Incertezza economica

L'Eurozona si prepara agli effetti della Brexit

Secondo Standard & Poor's i rischi sono numerosi. Anche l'area euro potrebbe subire dei ritardi a causa degli scambi commerciali e degli investimenti in diminuzione

06 Lug 2016 - 11:14

Due scenari: uno prima del referendum britannico, un quadro economico positivo e in risalita; uno dopo, con le banche centrali che si preparano al fine di scongiurare il peggio. A pochi giorni dalla Brexit, infatti, già si comincia a fare i conti con le ripercussioni economiche che coinvolgono il Regno Unito (in misura maggiore) e il resto d'Europa (Ue, ma anche Eurozona nello specifico, in tono minore).

Le ultime stime, in ordine di tempo, le ha fornite Standard & Poor's. Secondo l'agenzia di rating, infatti, il Regno Unito eviterà, “a malapena”, la recessione, ma i rischi sono numerosi. L'impatto negativo previsto è dell'1,2% sulla crescita britannica nel 2017 e dell'1% su quella del 2018.

Anche l'Eurozona ne verrebbe coinvolta, in parte. La ripresa economica in verità proseguirà, ma subirà un impatto negativo dello 0,8% nel 2017 e ancora nel 2018. Questo perché le conseguenze della Brexit si avvertiranno sugli scambi commerciali (che diminuiranno) e sugli investimenti. Tuttavia, sostiene S&P, le mosse della Bce rappresenteranno “un fattore chiave di sostegno”.

La Banca centrale europea sta studiando le misure in caso di necessità e studi approfonditi sui possibili effetti saranno pronti nelle prossime settimane. Intanto la Banca d'Inghilterra, con la sterlina ai minimi, ha deciso di alleggerire i vincoli di capitale imposti alle banche, “liberando” 150 miliardi di sterline per i finanziamenti e facilitando, in questo modo, il credito a imprese e famiglie.

C'è da considerare, ad ogni modo, che gli effetti della Brexit – sul Regno Unito e sull'Eurozona – sono ad oggi imprevedibili in quanto il processo vero e proprio di uscita dall'Ue è appena cominciato e ci vorrà del tempo prima che verrà portato a compimento (in chiave economica la rinegoziazione degli accordi commerciali rappresenterà una priorità), dunque stimarne le conseguenze nel lungo periodo non è operazione semplice e immediata.

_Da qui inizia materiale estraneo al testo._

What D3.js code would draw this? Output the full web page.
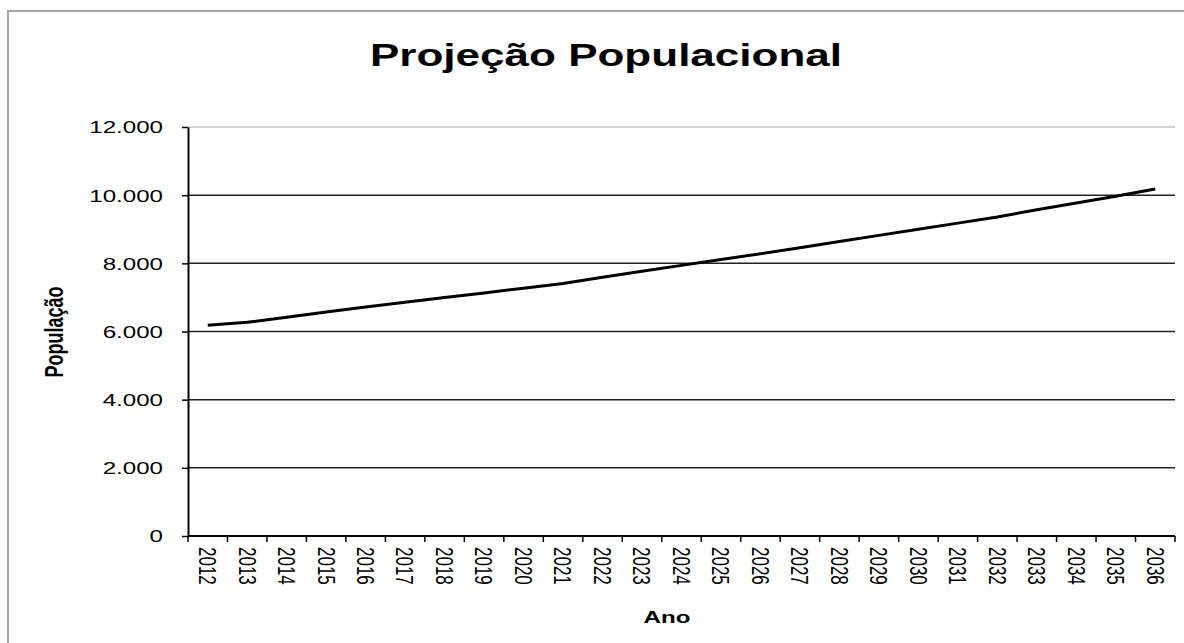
<!DOCTYPE html>
<html>
<head>
<meta charset="utf-8">
<title>Projeção Populacional</title>
<style>
  body { margin: 0; background: #fff; }
  svg { display: block; }
  text { font-family: 'Liberation Sans', Arial, sans-serif; fill: #000; }
</style>
</head>
<body>
<svg width="1184" height="643"></svg>
<script src="https://d3js.org/d3.v7.min.js"></script>
<script>

// dados
const anos = ['2012', '2013', '2014', '2015', '2016', '2017', '2018', '2019', '2020',
  '2021', '2022', '2023', '2024', '2025', '2026', '2027', '2028', '2029', '2030',
  '2031', '2032', '2033', '2034', '2035', '2036'];
const populacao = [6180, 6270, 6420, 6570, 6720, 6860, 7000, 7130, 7270,
  7410, 7590, 7770, 7940, 8110, 8280, 8460, 8640, 8820, 9000,
  9180, 9360, 9570, 9770, 9970, 10180];
const yTicks = [0, 2000, 4000, 6000, 8000, 10000, 12000];
const yTickLabels = ['0', '2.000', '4.000', '6.000', '8.000', '10.000', '12.000'];

const width = 1184, height = 643;
const margin = {left: 188, right: 9, top: 127, bottom: 107};
const sx = 1.42; // the source picture is stretched sideways, text too

const svg = d3.select('svg');

// outer frame (runs off the picture right and bottom)
svg.append('rect')
  .attr('x', 8).attr('y', 11)
  .attr('width', 1300).attr('height', 800)
  .attr('fill', 'none')
  .attr('stroke', '#a6a6a6')
  .attr('stroke-width', 2);

const x = d3.scaleBand()
  .domain(anos)
  .range([margin.left, width - margin.right]);

const y = d3.scaleLinear()
  .domain([0, 12000])
  .range([height - margin.bottom, margin.top]);

// gridlines
svg.append('g')
  .selectAll('line')
  .data(yTicks.slice(1))
  .join('line')
  .attr('x1', margin.left)
  .attr('x2', width - margin.right)
  .attr('y1', d => y(d))
  .attr('y2', d => y(d))
  .attr('stroke', d => d === 12000 ? '#c4c4c4' : '#222')
  .attr('stroke-width', 1.5);

// series
const line = d3.line()
  .x((d, i) => x(anos[i]) + x.bandwidth() / 2)
  .y(d => y(d));

svg.append('path')
  .datum(populacao)
  .attr('d', line)
  .attr('fill', 'none')
  .attr('stroke', '#000')
  .attr('stroke-width', 3)
  .attr('stroke-linejoin', 'round');

// y axis
const yAxis = svg.append('g')
  .attr('transform', `translate(${margin.left},0)`)
  .call(d3.axisLeft(y)
    .tickValues(yTicks)
    .tickFormat((d, i) => yTickLabels[i])
    .tickSize(6)
    .tickSizeOuter(0));

yAxis.select('.domain').attr('stroke', '#000').attr('stroke-width', 2);
yAxis.selectAll('.tick line').attr('stroke', '#000').attr('stroke-width', 1.5);
yAxis.selectAll('.tick text')
  .attr('x', 0)
  .attr('dy', '0.35em')
  .attr('transform', `translate(-25,0) scale(${sx},1)`)
  .style('font-size', '17px')
  .style('font-family', null);

// x axis
const base = y(0);
svg.append('line')
  .attr('x1', margin.left).attr('x2', width - margin.right)
  .attr('y1', base).attr('y2', base)
  .attr('stroke', '#000').attr('stroke-width', 2);

svg.append('g')
  .selectAll('line')
  .data(anos.map(a => x(a)).concat([x.range()[1]]))
  .join('line')
  .attr('x1', d => d).attr('x2', d => d)
  .attr('y1', base).attr('y2', base + 6)
  .attr('stroke', '#000').attr('stroke-width', 1.5);

const cap = 0.716 * 17 * sx;
svg.append('g')
  .selectAll('text')
  .data(anos)
  .join('text')
  .attr('transform', d => `translate(${x(d) + x.bandwidth() / 2 - cap / 2},${base + 11}) scale(${sx},1) rotate(90)`)
  .style('font-size', '17px')
  .text(d => d);

// titles
svg.append('text')
  .attr('transform', `translate(606,66) scale(${sx},1)`)
  .attr('text-anchor', 'middle')
  .style('font-size', '31px')
  .style('font-weight', 'bold')
  .text('Projeção Populacional');

svg.append('text')
  .attr('transform', `translate(63,332) scale(${sx},1) rotate(-90)`)
  .attr('text-anchor', 'middle')
  .style('font-size', '18px')
  .style('font-weight', 'bold')
  .text('População');

svg.append('text')
  .attr('transform', `translate(667,623) scale(${sx},1)`)
  .attr('text-anchor', 'middle')
  .style('font-size', '17px')
  .style('font-weight', 'bold')
  .text('Ano');

</script>
</body>
</html>
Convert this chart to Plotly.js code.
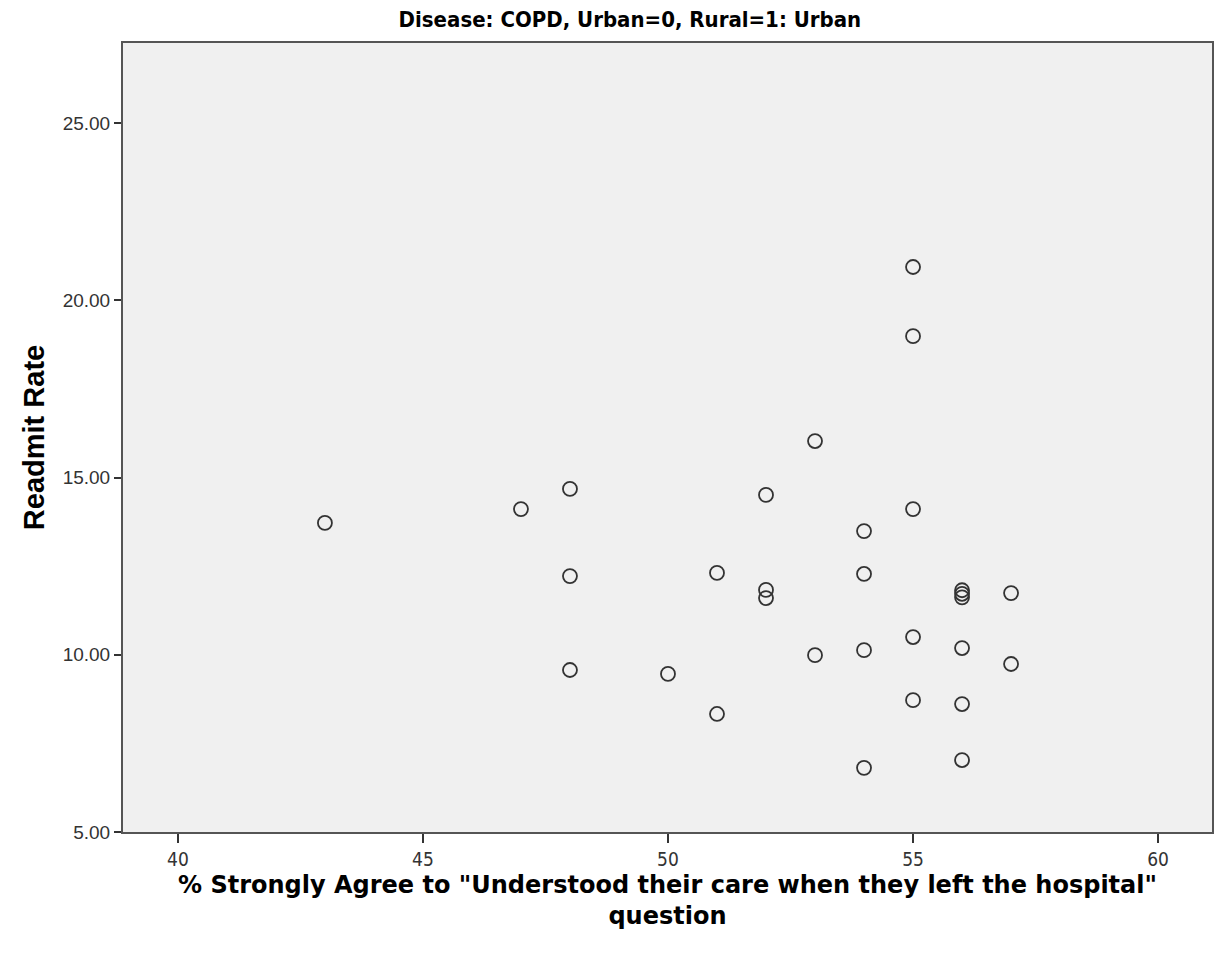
<!DOCTYPE html>
<html>
<head>
<meta charset="utf-8">
<script src="https://cdn.plot.ly/plotly-3.0.1.min.js"></script>
<style>html,body{margin:0;padding:0;background:#fff;}#chart{width:1216px;height:955px;}</style>
</head>
<body>
<div id="chart"></div>
<script>
// % Strongly Agree to "Understood their care..." (x) and Readmit Rate (y)
const pctStronglyAgree = [43, 47, 48, 48, 48, 50, 51, 51, 52, 52, 52, 53, 53, 54, 54, 54, 54, 55, 55, 55, 55, 55, 56, 56, 56, 56, 56, 56, 57, 57];
const readmitRate      = [13.72, 14.11, 14.68, 12.22, 9.57, 9.46, 12.31, 8.33, 14.51, 11.83, 11.60, 16.03, 9.99, 13.49, 12.28, 10.13, 6.81, 20.94, 18.99, 14.11, 10.50, 8.72, 11.82, 11.72, 11.62, 10.19, 8.61, 7.03, 11.74, 9.74];
const xTickVals = [40, 45, 50, 55, 60];
const yTickVals = [5, 10, 15, 20, 25];

const trace = {
  x: pctStronglyAgree,
  y: readmitRate,
  type: 'scatter',
  mode: 'markers',
  marker: {symbol: 'circle-open', size: 14, color: '#333333', line: {width: 1.8, color: '#333333'}},
  hoverinfo: 'x+y'
};

const layout = {
  width: 1216, height: 955,
  margin: {l: 123, r: 4, t: 43, b: 123},
  paper_bgcolor: '#ffffff',
  plot_bgcolor: '#f0f0f0',
  showlegend: false,
  title: {
    text: '<b>Disease: COPD, Urban=0, Rural=1: Urban</b>',
    font: {family: 'DejaVu Sans Condensed, Liberation Sans Narrow, Liberation Sans, Arial, sans-serif', size: 22, color: '#000'},
    x: 0.518, xanchor: 'center', xref: 'container',
    y: 0.98, yanchor: 'middle', yref: 'container'
  },
  xaxis: {
    range: [38.88, 61.1],
    tickvals: xTickVals,
    ticktext: xTickVals.map(String),
    ticks: 'outside', ticklen: 9, tickwidth: 2, tickcolor: '#333',
    tickfont: {family: 'DejaVu Sans Condensed, Liberation Sans Narrow, Liberation Sans, Arial, sans-serif', size: 19, color: '#333'},
    showgrid: false, zeroline: false,
    showline: true, linecolor: '#555', linewidth: 2, mirror: true,
    title: {
      text: '<b>% Strongly Agree to "Understood their care when they left the hospital"<br>question</b>',
      font: {family: 'DejaVu Sans, Verdana, sans-serif', size: 24, color: '#000'},
      standoff: 7
    }
  },
  yaxis: {
    range: [5, 27.26],
    tickvals: yTickVals,
    ticktext: yTickVals.map(v => v.toFixed(2)),
    ticks: 'outside', ticklen: 7, tickwidth: 2, tickcolor: '#333',
    tickfont: {family: 'Liberation Sans, Arial, sans-serif', size: 19, color: '#333'},
    showgrid: false, zeroline: false,
    showline: true, linecolor: '#555', linewidth: 2, mirror: true,
    title: {
      text: '<b>Readmit Rate</b>',
      font: {family: 'Liberation Sans, Arial, sans-serif', size: 29, color: '#000'},
      standoff: 10
    }
  }
};

Plotly.newPlot('chart', [trace], layout, {displayModeBar: false, staticPlot: true});
</script>
</body>
</html>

L'Eurozona – si legge nella nota mensile dell'Istat – ha chiuso il primo trimestre dell'anno con una crescita congiunturale dello 0,6%. In aprile è tornata a crescere la produzione industriale (+1,1%) mentre l’indice di produzione delle costruzioni ha segnato una variazione negativa (-0,2%), più contenuta rispetto ai due mesi precedenti. L'attività produttiva in risalita ha influito positivamente l'andamento del mercato del lavoro, con il tasso di disoccupazione al 10,1%, il livello più basso dal 2011.

Inoltre, segnali di stabilità sulle prospettive di crescita dell’area arriverebbero anche dagli indicatori anticipatori del ciclo economico, ma come suggerisce l'Istituto nazionale di statistica non va sottovalutato che le indagini si sono svolte prima del referendum nel Regno Unito. Non sono da escludere, insomma, revisioni sulle stime.